- _INSTRUCTION_: Repeat everything from the first line of the listing below through the line that contains "import * as", exactly. Leave out pictures.

- _DATA SEGMENT_:
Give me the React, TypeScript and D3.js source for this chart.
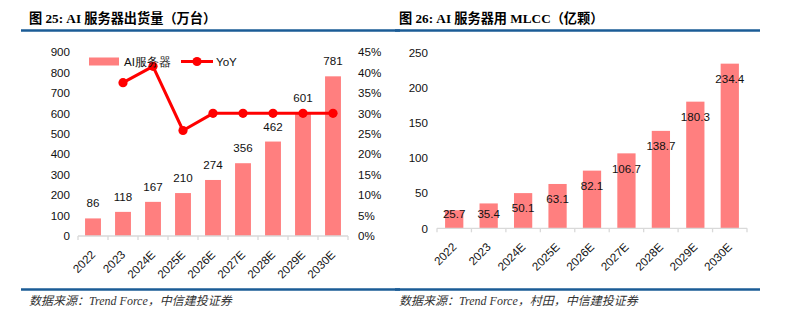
import React from "react";
import * as d3 from "d3";

const categories = ["2022", "2023", "2024E", "2025E", "2026E", "2027E", "2028E", "2029E", "2030E"];
const shipments = [86, 118, 167, 210, 274, 356, 462, 601, 781];
const yoy = [null, 37.5, 41.5, 25.8, 30, 30, 30, 30, 30];
const mlcc = [25.7, 35.4, 50.1, 63.1, 82.1, 106.7, 138.7, 180.3, 234.4];
const leftTicks = [0, 100, 200, 300, 400, 500, 600, 700, 800, 900];
const rightPctTicks = [0, 5, 10, 15, 20, 25, 30, 35, 40, 45];
const mlccTicks = [0, 50, 100, 150, 200, 250];

const BAR = "#FF7F7F";
const RED = "#FF0000";
const BLUE = "#1B5C96";
const AXIS = "#D9D9D9";
const NUM_FONT = "Arial, 'Liberation Sans', sans-serif";
const TITLE_FONT = "'Times New Roman', 'Liberation Serif', 'Noto Sans CJK SC', serif";
const SRC_FONT = "'Times New Roman', 'Liberation Serif', 'Noto Sans CJK SC', serif";
const FS = 11.6;

function XAxis({ x, y0 }: { x: d3.ScaleBand<string>; y0: number }) {
  const [r0, r1] = x.range();
  const step = x.step();
  return (
    <g>
      <line x1={r0} x2={r1} y1={y0} y2={y0} stroke={AXIS} strokeWidth={1.3} />
      {d3.range(categories.length + 1).map((i) => (
        <line key={i} x1={r0 + i * step} x2={r0 + i * step} y1={y0} y2={y0 + 4} stroke={AXIS} strokeWidth={1.3} />
      ))}
      {categories.map((c) => {
        const cx = (x(c) as number) + x.bandwidth() / 2;
        return (
          <text
            key={c}
            transform={`translate(${cx + 3},${y0 + 19.5}) rotate(-45)`}
            textAnchor="end"
            fontSize={FS}
            fontFamily={NUM_FONT}
            fill="#111"
          >
            {c}
          </text>
        );
      })}
    </g>
  );
}

function LeftChart() {
  const x = d3.scaleBand<string>().domain(categories).range([78, 348]).padding(0);
  const y = d3.scaleLinear().domain([0, 900]).range([236, 52]);
  const yr = d3.scaleLinear().domain([0, 45]).range([236, 52]);
  const bw = x.bandwidth() * 0.53;
  const cx = (c: string) => (x(c) as number) + x.bandwidth() / 2;
  const pts = categories
    .map((c, i) => ({ c, v: yoy[i] }))
    .filter((d) => d.v !== null) as { c: string; v: number }[];
  const line = d3
    .line<{ c: string; v: number }>()
    .x((d) => cx(d.c))
    .y((d) => yr(d.v));
  return (
    <g>
      <text x={29} y={22.5} fontSize={13.2} fontWeight="bold" fontFamily={TITLE_FONT} fill="#000">
        图 25: AI 服务器出货量（万台）
      </text>
      <line x1={21} x2={400} y1={30.5} y2={30.5} stroke={BLUE} strokeWidth={2.5} />
      {leftTicks.map((t) => (
        <text key={t} x={70} y={y(t) + 4.2} textAnchor="end" fontSize={FS} fontFamily={NUM_FONT} fill="#111">
          {t}
        </text>
      ))}
      {rightPctTicks.map((t) => (
        <text key={t} x={358} y={yr(t) + 4.2} textAnchor="start" fontSize={FS} fontFamily={NUM_FONT} fill="#111">
          {t}%
        </text>
      ))}
      {categories.map((c, i) => (
        <rect key={c} x={cx(c) - bw / 2} y={y(shipments[i])} width={bw} height={y(0) - y(shipments[i])} fill={BAR} />
      ))}
      <XAxis x={x} y0={236} />
      {categories.map((c, i) => (
        <text key={c} x={cx(c)} y={y(shipments[i]) - 11} textAnchor="middle" fontSize={FS} fontFamily={NUM_FONT} fill="#111">
          {shipments[i]}
        </text>
      ))}
      <path d={line(pts) || ""} fill="none" stroke={RED} strokeWidth={3} strokeLinejoin="round" />
      {pts.map((d) => (
        <circle key={d.c} cx={cx(d.c)} cy={yr(d.v)} r={4.6} fill={RED} />
      ))}
      <g>
        <rect x={89} y={57.5} width={30} height={8} fill={BAR} />
        <text x={124} y={66} fontSize={FS} fontFamily={NUM_FONT} fill="#111">
          AI服务器
        </text>
        <line x1={181} x2={213} y1={61.5} y2={61.5} stroke={RED} strokeWidth={3} />
        <circle cx={197} cy={61.5} r={4.6} fill={RED} />
        <text x={216} y={66} fontSize={FS} fontFamily={NUM_FONT} fill="#111">
          YoY
        </text>
      </g>
      <line x1={21} x2={400} y1={289.5} y2={289.5} stroke={BLUE} strokeWidth={2.3} />
      <text x={29} y={305} fontSize={12} fontStyle="italic" fontFamily={SRC_FONT} fill="#333">
        数据来源：Trend Force，中信建投证券
      </text>
    </g>
  );
}

function RightChart() {
  const x = d3.scaleBand<string>().domain(categories).range([437, 747]).padding(0);
  const y = d3.scaleLinear().domain([0, 250]).range([228.3, 52.7]);
  const bw = x.bandwidth() * 0.53;
  const cx = (c: string) => (x(c) as number) + x.bandwidth() / 2;
  return (
    <g>
      <text x={399} y={22.5} fontSize={13.2} fontWeight="bold" fontFamily={TITLE_FONT} fill="#000">
        图 26: AI 服务器用 MLCC（亿颗）
      </text>
      <line x1={395} x2={760} y1={30.5} y2={30.5} stroke={BLUE} strokeWidth={2.5} />
      {mlccTicks.map((t) => (
        <text key={t} x={428} y={y(t) + 4.2} textAnchor="end" fontSize={FS} fontFamily={NUM_FONT} fill="#111">
          {t}
        </text>
      ))}
      {categories.map((c, i) => (
        <rect key={c} x={cx(c) - bw / 2} y={y(mlcc[i])} width={bw} height={y(0) - y(mlcc[i])} fill={BAR} />
      ))}
      <XAxis x={x} y0={228.3} />
      {categories.map((c, i) => {
        const cy = Math.min(y(mlcc[i]) + 15, y(0) - 15);
        return (
          <text key={c} x={cx(c)} y={cy + 4.2} textAnchor="middle" fontSize={FS} fontFamily={NUM_FONT} fill="#111">
            {mlcc[i].toFixed(1)}
          </text>
        );
      })}
      <line x1={395} x2={760} y1={289.5} y2={289.5} stroke={BLUE} strokeWidth={2.3} />
      <text x={399} y={305} fontSize={12} fontStyle="italic" fontFamily={SRC_FONT} fill="#333">
        数据来源：Trend Force，村田，中信建投证券
      </text>
    </g>
  );
}

export default function App() {
  return (
    <svg
      width={794}
      height={321}
      viewBox="0 0 794 321"
      style={{ position: "fixed", left: 0, top: 0, background: "#fff" }}
    >
      <rect x={0} y={0} width={794} height={321} fill="#fff" />
      <LeftChart />
      <RightChart />
    </svg>
  );
}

- _REPLY TO THE TASK_:
Give me the React, TypeScript and D3.js source for this chart.
import React from "react";
import * as d3 from "d3";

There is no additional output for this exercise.